*Records for the exercise:*
========================================

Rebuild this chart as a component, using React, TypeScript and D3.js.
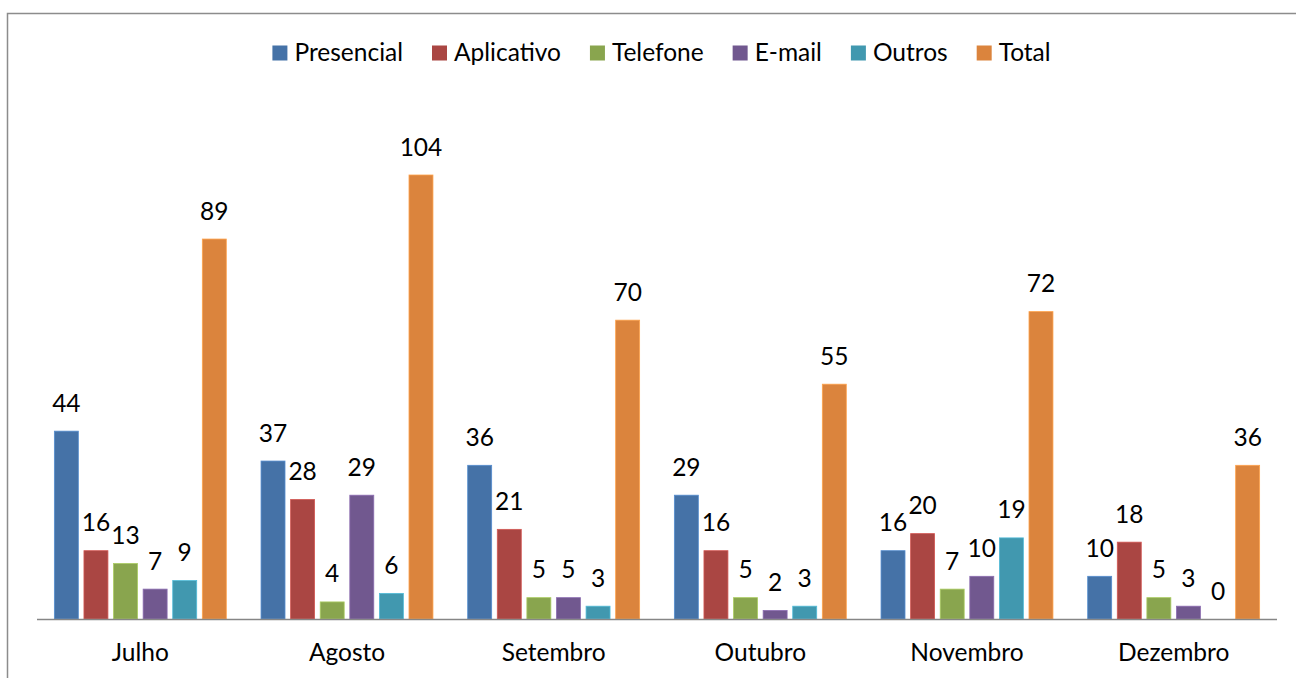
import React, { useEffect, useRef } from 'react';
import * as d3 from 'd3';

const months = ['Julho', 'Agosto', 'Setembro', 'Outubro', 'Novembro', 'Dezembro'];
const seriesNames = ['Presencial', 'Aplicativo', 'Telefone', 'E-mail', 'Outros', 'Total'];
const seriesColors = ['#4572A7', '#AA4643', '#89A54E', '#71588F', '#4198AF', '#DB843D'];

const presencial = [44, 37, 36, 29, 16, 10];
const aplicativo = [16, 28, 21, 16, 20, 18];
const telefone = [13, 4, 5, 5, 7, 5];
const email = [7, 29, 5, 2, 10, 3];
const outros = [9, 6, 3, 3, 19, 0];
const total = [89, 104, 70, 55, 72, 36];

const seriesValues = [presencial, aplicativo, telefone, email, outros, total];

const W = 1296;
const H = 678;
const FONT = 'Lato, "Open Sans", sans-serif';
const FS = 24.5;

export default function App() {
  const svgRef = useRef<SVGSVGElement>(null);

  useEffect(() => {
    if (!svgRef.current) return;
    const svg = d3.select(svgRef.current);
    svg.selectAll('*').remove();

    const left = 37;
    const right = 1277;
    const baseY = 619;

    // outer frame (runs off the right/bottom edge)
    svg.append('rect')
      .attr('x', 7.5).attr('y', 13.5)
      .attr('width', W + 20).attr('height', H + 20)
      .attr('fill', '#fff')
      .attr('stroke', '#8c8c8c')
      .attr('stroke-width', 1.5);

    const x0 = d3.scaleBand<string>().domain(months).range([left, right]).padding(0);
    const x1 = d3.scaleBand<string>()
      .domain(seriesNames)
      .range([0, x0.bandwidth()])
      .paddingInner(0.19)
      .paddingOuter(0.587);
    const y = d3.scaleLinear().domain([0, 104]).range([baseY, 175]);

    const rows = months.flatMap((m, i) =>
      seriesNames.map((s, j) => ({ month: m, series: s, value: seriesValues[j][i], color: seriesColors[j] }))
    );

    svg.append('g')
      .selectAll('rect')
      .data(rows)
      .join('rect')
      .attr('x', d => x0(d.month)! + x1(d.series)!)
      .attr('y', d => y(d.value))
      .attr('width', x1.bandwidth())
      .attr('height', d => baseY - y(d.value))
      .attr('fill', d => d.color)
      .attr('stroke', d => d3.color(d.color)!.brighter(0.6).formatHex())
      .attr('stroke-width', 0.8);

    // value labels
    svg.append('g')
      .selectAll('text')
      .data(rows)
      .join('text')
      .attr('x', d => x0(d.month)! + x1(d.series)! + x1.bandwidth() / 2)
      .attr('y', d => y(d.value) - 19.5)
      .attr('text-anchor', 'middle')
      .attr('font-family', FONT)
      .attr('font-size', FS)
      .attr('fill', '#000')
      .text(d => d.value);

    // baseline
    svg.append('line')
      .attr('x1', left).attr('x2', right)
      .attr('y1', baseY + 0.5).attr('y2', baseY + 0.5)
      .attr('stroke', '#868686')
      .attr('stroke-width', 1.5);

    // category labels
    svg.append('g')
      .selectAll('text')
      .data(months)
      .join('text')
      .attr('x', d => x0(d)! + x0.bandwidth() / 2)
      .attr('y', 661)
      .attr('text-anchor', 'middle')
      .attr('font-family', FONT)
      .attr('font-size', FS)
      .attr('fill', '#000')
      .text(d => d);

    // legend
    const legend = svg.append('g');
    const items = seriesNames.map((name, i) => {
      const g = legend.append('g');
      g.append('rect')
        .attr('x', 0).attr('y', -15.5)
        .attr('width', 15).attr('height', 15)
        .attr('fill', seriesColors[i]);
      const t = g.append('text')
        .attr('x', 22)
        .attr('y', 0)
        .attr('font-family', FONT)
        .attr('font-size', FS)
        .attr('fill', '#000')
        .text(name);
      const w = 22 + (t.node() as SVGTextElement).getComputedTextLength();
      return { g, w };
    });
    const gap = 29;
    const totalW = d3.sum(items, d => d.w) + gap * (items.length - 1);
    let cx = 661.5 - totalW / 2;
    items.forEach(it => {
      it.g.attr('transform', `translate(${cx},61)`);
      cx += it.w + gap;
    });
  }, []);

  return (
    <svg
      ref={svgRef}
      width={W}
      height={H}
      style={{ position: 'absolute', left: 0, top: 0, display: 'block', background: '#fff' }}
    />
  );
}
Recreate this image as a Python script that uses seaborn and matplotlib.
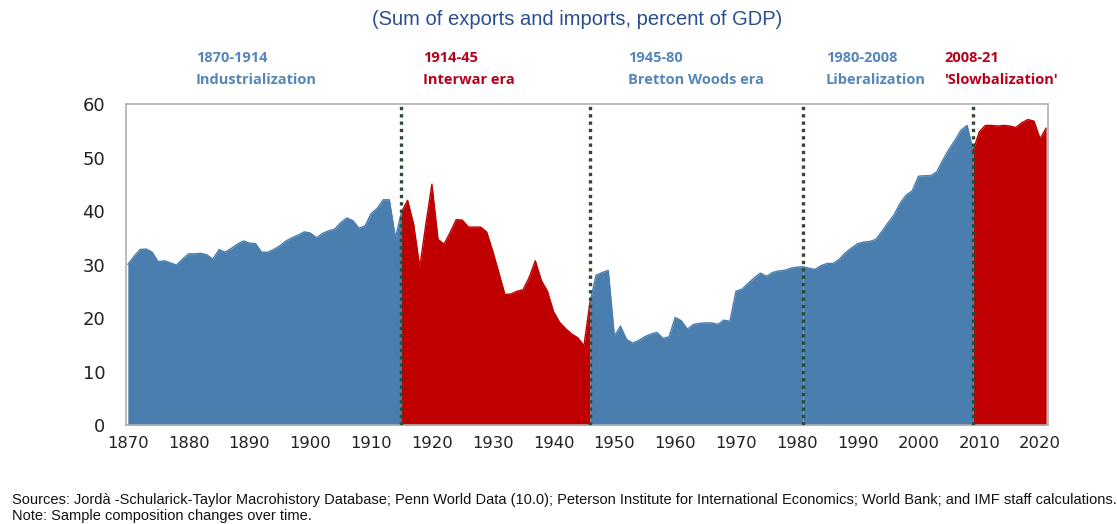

========================================

*What needs to be done:* All of the entries above should be duplicated exactly, except for the pictures.

*Answer:*
Rebuild this chart as a component, using React, TypeScript and D3.js.
import React, { useEffect, useRef } from 'react';
import * as d3 from 'd3';

const months = ['Julho', 'Agosto', 'Setembro', 'Outubro', 'Novembro', 'Dezembro'];
const seriesNames = ['Presencial', 'Aplicativo', 'Telefone', 'E-mail', 'Outros', 'Total'];
const seriesColors = ['#4572A7', '#AA4643', '#89A54E', '#71588F', '#4198AF', '#DB843D'];

const presencial = [44, 37, 36, 29, 16, 10];
const aplicativo = [16, 28, 21, 16, 20, 18];
const telefone = [13, 4, 5, 5, 7, 5];
const email = [7, 29, 5, 2, 10, 3];
const outros = [9, 6, 3, 3, 19, 0];
const total = [89, 104, 70, 55, 72, 36];

const seriesValues = [presencial, aplicativo, telefone, email, outros, total];

const W = 1296;
const H = 678;
const FONT = 'Lato, "Open Sans", sans-serif';
const FS = 24.5;

export default function App() {
  const svgRef = useRef<SVGSVGElement>(null);

  useEffect(() => {
    if (!svgRef.current) return;
    const svg = d3.select(svgRef.current);
    svg.selectAll('*').remove();

    const left = 37;
    const right = 1277;
    const baseY = 619;

    // outer frame (runs off the right/bottom edge)
    svg.append('rect')
      .attr('x', 7.5).attr('y', 13.5)
      .attr('width', W + 20).attr('height', H + 20)
      .attr('fill', '#fff')
      .attr('stroke', '#8c8c8c')
      .attr('stroke-width', 1.5);

    const x0 = d3.scaleBand<string>().domain(months).range([left, right]).padding(0);
    const x1 = d3.scaleBand<string>()
      .domain(seriesNames)
      .range([0, x0.bandwidth()])
      .paddingInner(0.19)
      .paddingOuter(0.587);
    const y = d3.scaleLinear().domain([0, 104]).range([baseY, 175]);

    const rows = months.flatMap((m, i) =>
      seriesNames.map((s, j) => ({ month: m, series: s, value: seriesValues[j][i], color: seriesColors[j] }))
    );

    svg.append('g')
      .selectAll('rect')
      .data(rows)
      .join('rect')
      .attr('x', d => x0(d.month)! + x1(d.series)!)
      .attr('y', d => y(d.value))
      .attr('width', x1.bandwidth())
      .attr('height', d => baseY - y(d.value))
      .attr('fill', d => d.color)
      .attr('stroke', d => d3.color(d.color)!.brighter(0.6).formatHex())
      .attr('stroke-width', 0.8);

    // value labels
    svg.append('g')
      .selectAll('text')
      .data(rows)
      .join('text')
      .attr('x', d => x0(d.month)! + x1(d.series)! + x1.bandwidth() / 2)
      .attr('y', d => y(d.value) - 19.5)
      .attr('text-anchor', 'middle')
      .attr('font-family', FONT)
      .attr('font-size', FS)
      .attr('fill', '#000')
      .text(d => d.value);

    // baseline
    svg.append('line')
      .attr('x1', left).attr('x2', right)
      .attr('y1', baseY + 0.5).attr('y2', baseY + 0.5)
      .attr('stroke', '#868686')
      .attr('stroke-width', 1.5);

    // category labels
    svg.append('g')
      .selectAll('text')
      .data(months)
      .join('text')
      .attr('x', d => x0(d)! + x0.bandwidth() / 2)
      .attr('y', 661)
      .attr('text-anchor', 'middle')
      .attr('font-family', FONT)
      .attr('font-size', FS)
      .attr('fill', '#000')
      .text(d => d);

    // legend
    const legend = svg.append('g');
    const items = seriesNames.map((name, i) => {
      const g = legend.append('g');
      g.append('rect')
        .attr('x', 0).attr('y', -15.5)
        .attr('width', 15).attr('height', 15)
        .attr('fill', seriesColors[i]);
      const t = g.append('text')
        .attr('x', 22)
        .attr('y', 0)
        .attr('font-family', FONT)
        .attr('font-size', FS)
        .attr('fill', '#000')
        .text(name);
      const w = 22 + (t.node() as SVGTextElement).getComputedTextLength();
      return { g, w };
    });
    const gap = 29;
    const totalW = d3.sum(items, d => d.w) + gap * (items.length - 1);
    let cx = 661.5 - totalW / 2;
    items.forEach(it => {
      it.g.attr('transform', `translate(${cx},61)`);
      cx += it.w + gap;
    });
  }, []);

  return (
    <svg
      ref={svgRef}
      width={W}
      height={H}
      style={{ position: 'absolute', left: 0, top: 0, display: 'block', background: '#fff' }}
    />
  );
}
Recreate this image as a Python script that uses seaborn and matplotlib.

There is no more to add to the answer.